Дом Хвостова был меблирован лишь наполовину. В нем предстояли и некоторые переделки, а также расширение конюшен и служб.
Всем этим делом, по совету губернатора, я поручил заняться губернскому архитектору, обещавшему все работы закончить к поздней осени, когда и предполагался наш окончательный переезд в Орел.
В середине лета состоялась в Москве закладка памятника Скобелеву (5 июля 1911 г. –
В Москве, куда Михаил Александрович приезжал в первый раз официально, он был встречен с особым почетом, присутствовал на смотре войск на Ходынском поле и на закладке памятника, завтракал в собрании офицеров своего гренадерского Ростовского полка, которого он был шефом, а затем являлся своему будущему начальству в лице командующего войсками Московского округа и командира корпуса137
.В Москве мы останавливались в Кремлевском дворце, которым заведовал тогда заботливо к нам отнесшийся князь Одоевский-Маслов, конногвардеец, бывший мой начальник по 1-й гвардейской кавалерийской дивизии.

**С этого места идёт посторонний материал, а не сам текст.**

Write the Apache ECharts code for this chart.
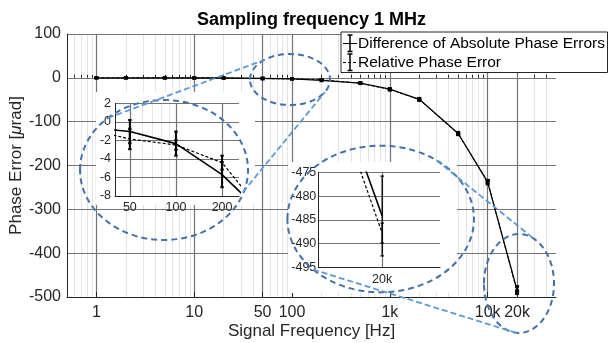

Помещение великого князя было громадно, убрано прелестными гобеленами, но совсем неуютное. Этою же холодностью была полна и моя комната, находившаяся в другой, отдаленной половине дворца. Чем-то крайне нежилым, заброшенным веяло от всего громадного здания и от его причудливых переходов. В его покоях не было и той своеобразной, приятной пахучести, столь присущей старинным постройкам, даже давно необитаемым. В древнем, полном глубокой старины Кремле этот дворец мне казался совсем новым и лишним.
Долго жить в нем, да, пожалуй, и в самой Москве, мне лично было бы трудно и неуютно. Не знаю почему, но все московское за исключением старинного Кремля, двух-трех церквей да удивительного вида с Воробьевых гор мне совершенно не нравилось. Не нравилась и вся тогдашняя московская жизнь и та неприятная настойчивость, с которой москвичи кичились своим «настоящим» русским обликом, не будучи даже в высшей торговой среде по духу уже давно русскими.
Правда, я останавливался в этом городе всегда ненадолго и мало знал его жителей. Говорят, что они отличались широким гостеприимством, были радушны и общительны. Но думается, что и при продолжительном моем пребывании среди них в Москве я находил бы ее улицы уродливыми, рубашки и бороды ресторанной прислуги отвратительными, одеяния рассыльных странными, а извозчиков и их экипажи просто смешными.
Все мне тут казалось клеветой на старинный хороший русский вкус.
Великий князь заезжал ненадолго и к великой княгине Елизавете Федоровне, которая была тогда шефом его черниговских гусар138
.Я впервые тогда увидел великую княгиню в ее полумонашеском одеянии. Я помнил ее еще совсем молодой, в полном блеске удивительной красоты, когда в 1890 или 1891 году она переезжала из Петербурга в Москву в генерал-губернаторский дом139
. Она была в молодости даже красивее и женственнее императрицы. Великая княгиня Елизавета Федоровна считалась нашей полковой дамой.Ее муж, великий князь Сергей Александрович, числился в моем кирасирском полку, и поэтому все офицеры полка провожали ее тогда на Николаевском вокзале в Петербурге. Вспоминаю, каким очарованием веяло в то время от всей ее нежной и изящной фигуры.
Теперь передо мною была другая женщина, хотя и с прежними прекрасными главами, но изменившаяся почти до неузнаваемости, уже чуть-чуть согбенная и вся, до малейших движений, проникнутая не горем, а какою-то спокойною, даже красивою печалью.
И это непередаваемое покорное смирение, которое можно встретить только у некоторых, много горя переживших в миру и затем долго пробывших на молитве в монастыре, интеллигентных монахинь, меня тогда и взволновало, и необычайно привлекло – душевная красота всегда волнует сильнее наружной.
В ее внутренних стремлениях к покорности Высшей Воле чувствовалось, как я теперь вспоминаю, много схожего с императрицей Александрой Федоровной. Как и та, она более волновалась страданиями других, чем своими собственными. В ее натуре было много, вероятно, полученного также по наследству от матери и от собственных размышлений, мистицизма, но мистицизма хорошего, христианского. Я всегда удивлялся, когда в суждениях о молодой императрице, а отчасти и о государе им больше всего ставили в вину их особую склонность к такому настроению, которое даже называли болезненным. Я думаю, это последнее не верно.
Болезненность или здоровье, особенная нервность или полная уравновешенность почти не играют никакой роли в мистическом настроении. Скорее именно там уравновешенность преобладает или должна преобладать.